I will try to play with the code a little bit more, but want to firstly create this issue as a quick feedback that the README (or the code?) may not be super consistent with the paper :/

albertqjiang commented 1 year ago

Is this k=3 l=7?

fzyzcjy commented 1 year ago

Here is the command:

CUDA_VISIBLE_DEVICES=2 python -m int_environment.algos.main --combo_path data/benchmark/field --dump /data/jychen/misc/int_code_results/pt_models/ --online --train_sets k\=5_l\=5 --test_sets k\=5_l\=5 --epochs_per_online_dataset 10 --num_probs 1000 --lr 1e-4 --updates 1000000 --transform_gt --degree 0 --seed 0 --epoch_per_case_record 200

Thus I guess it is K=5 L=5

Basically it is the command from README.md but with full names instead of brief names in the command line arguments

And I am using https://github.com/fzyzcjy/INT (code diff: https://github.com/albertqjiang/INT/pull/15/files), but IMHO there is no semantics changes except for some logging etc

albertqjiang commented 1 year ago

Ah I think there could be two issues: (1) I used a larger number of axiom combinations and orders in the paper than shown in the example (otherwise the example would be too slow).

(2) Figure 2 should be for both equalities and inequalities. Therefore one needs to generate ordered_field axiom combos and orders.

i.e., when generating the axiom combinations and orders, try python -m int_environment.data_generation.combos_and_orders --combo_path data/benchmark/ordered_field --max_k 5 --max_l 5 --trial 1000000. This should take ~20 mins if memory serves.

fzyzcjy commented 1 year ago

Thank you for the information!

So I will try the following commands and report results after it is finished :)

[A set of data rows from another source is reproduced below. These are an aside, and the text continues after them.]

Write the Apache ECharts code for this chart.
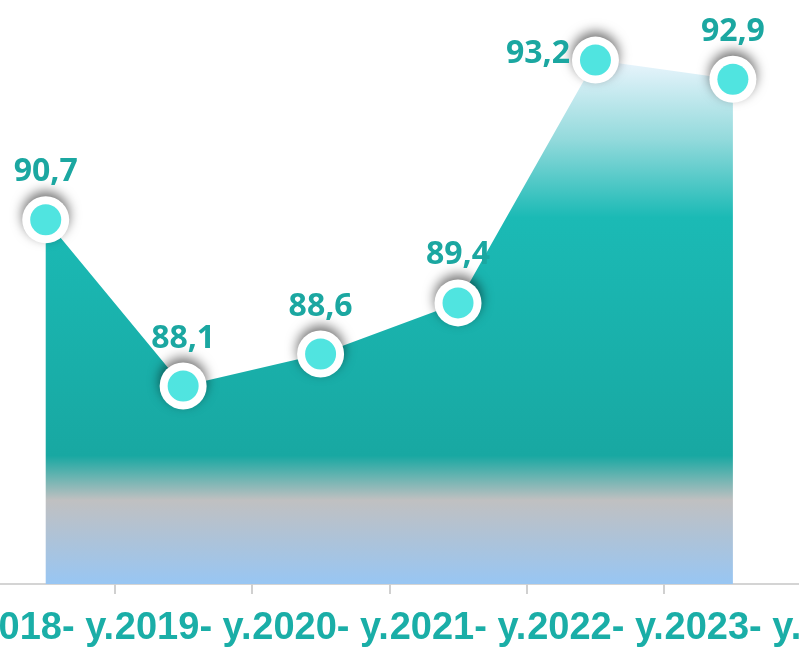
<!DOCTYPE html>
<html>
<head>
<meta charset="utf-8">
<script src="https://cdn.jsdelivr.net/npm/echarts@6/dist/echarts.min.js"></script>
<style>
  html, body { margin: 0; padding: 0; background: #fff; overflow: hidden; }
  /* 第一个类目带从画面左边以外开始 */
  #main { position: relative; left: -31px; width: 835px; height: 648px; }
</style>
</head>
<body>
<div id="main"></div>
<script>
// 数据
var years = ['2018- y.', '2019- y.', '2020- y.', '2021- y.', '2022- y.', '2023- y.'];
var values = [90.7, 88.1, 88.6, 89.4, 93.2, 92.9];

var chart = echarts.init(document.getElementById('main'));

// 93,2 的标签放在点的左边
var points = values.map(function (v, i) {
    var item = { value: v };
    if (i === 4) {
        item.label = { position: 'left', distance: 2, offset: [0, -6] };
    }
    return item;
});

chart.setOption({
    animation: false,
    grid: {
        left: 8,
        right: 0,
        top: 9,
        bottom: 63
    },
    xAxis: {
        type: 'category',
        data: years,
        boundaryGap: true,
        axisLine: {
            lineStyle: { color: '#d4d4d4', width: 2 }
        },
        axisTick: {
            show: true,
            alignWithLabel: false,
            interval: 0,
            length: 10,
            lineStyle: { color: '#d0d0d0', width: 2 }
        },
        axisLabel: {
            interval: 0,
            margin: 26,
            color: '#1aaea7',
            fontSize: 38,
            fontWeight: 'bold',
            fontFamily: 'Liberation Sans, Arial, sans-serif'
        }
    },
    yAxis: {
        type: 'value',
        min: 85,
        max: 94,
        show: false,
        splitLine: { show: false }
    },
    series: [{
        // 面积 + 白色外圈(带阴影)
        type: 'line',
        data: points,
        symbol: 'circle',
        symbolSize: 47,
        lineStyle: { width: 0, opacity: 0 },
        itemStyle: {
            color: '#ffffff',
            shadowColor: 'rgba(0,0,0,0.55)',
            shadowBlur: 12,
            shadowOffsetY: -5
        },
        label: {
            show: true,
            position: 'top',
            distance: 8,
            color: '#1ba7a1',
            fontSize: 32,
            fontWeight: 'bold',
            fontFamily: 'Open Sans, sans-serif',
            formatter: function (p) {
                return String(p.value).replace('.', ',');
            }
        },
        areaStyle: {
            opacity: 1,
            color: new echarts.graphic.LinearGradient(0, 0, 0, 1, [
                { offset: 0, color: '#eaf5fd' },
                { offset: 0.15, color: '#94dadc' },
                { offset: 0.3, color: '#1bbab5' },
                { offset: 0.755, color: '#18a8a2' },
                { offset: 0.84, color: '#c0c0c1' },
                { offset: 1, color: '#98c6f3' }
            ])
        }
    }, {
        // 内部青色圆点
        type: 'line',
        data: values,
        symbol: 'circle',
        symbolSize: 31,
        lineStyle: { width: 0, opacity: 0 },
        itemStyle: { color: '#50e4e0' },
        silent: true
    }]
});
</script>
</body>
</html>
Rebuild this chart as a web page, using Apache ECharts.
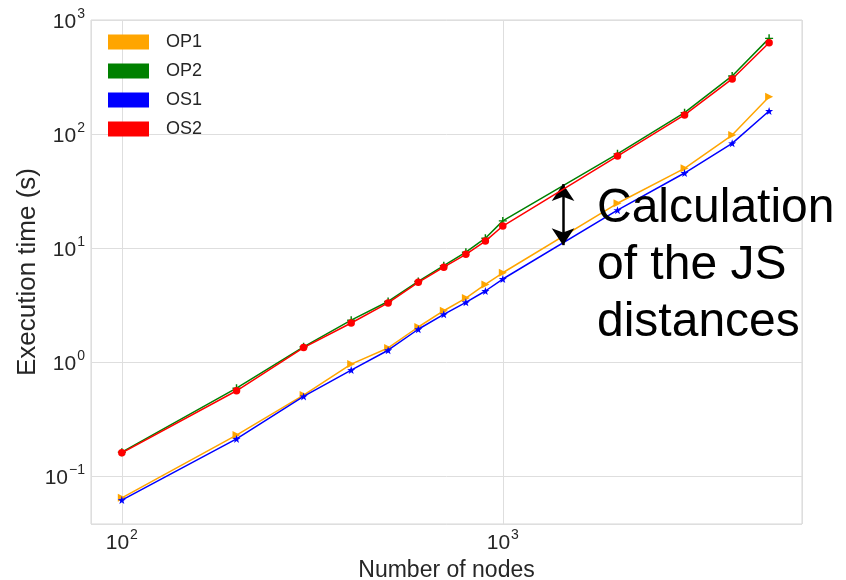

python -m int_environment.data_generation.combos_and_orders --combo_path /data/jychen/misc/int_code_results/data_benchmark_k5_l5/ordered_field --max_k 5 --max_l 5 --trial 1000000

CUDA_VISIBLE_DEVICES=2 python -m int_environment.algos.main --combo_path /data/jychen/misc/int_code_results/data_benchmark_k5_l5/ordered_field --dump /data/jychen/misc/int_code_results/pt_models/ --online --train_sets k\=5_l\=5 --test_sets k\=5_l\=5 --epochs_per_online_dataset 10 --num_probs 1000 --lr 1e-4 --updates 1000000 --transform_gt --degree 0 --seed 0 --epoch_per_case_record 200 | tee /data/jychen/misc/int_code_results/logs/$(date +%s).log
fzyzcjy commented 1 year ago

In addition, I would appreciate it if I could know how to reproduce the "Transformer" results? IMHO the readme does not mention any commands to train a transformer or seq2seq model (except for data generation).

venom12138 commented 1 year ago

@fzyzcjy Hi, do you know how to reproduce the transformer result now? I'm also interested in it.

fzyzcjy commented 1 year ago

@venom12138 Hi, I did not reproduce it either, and later tried other papers.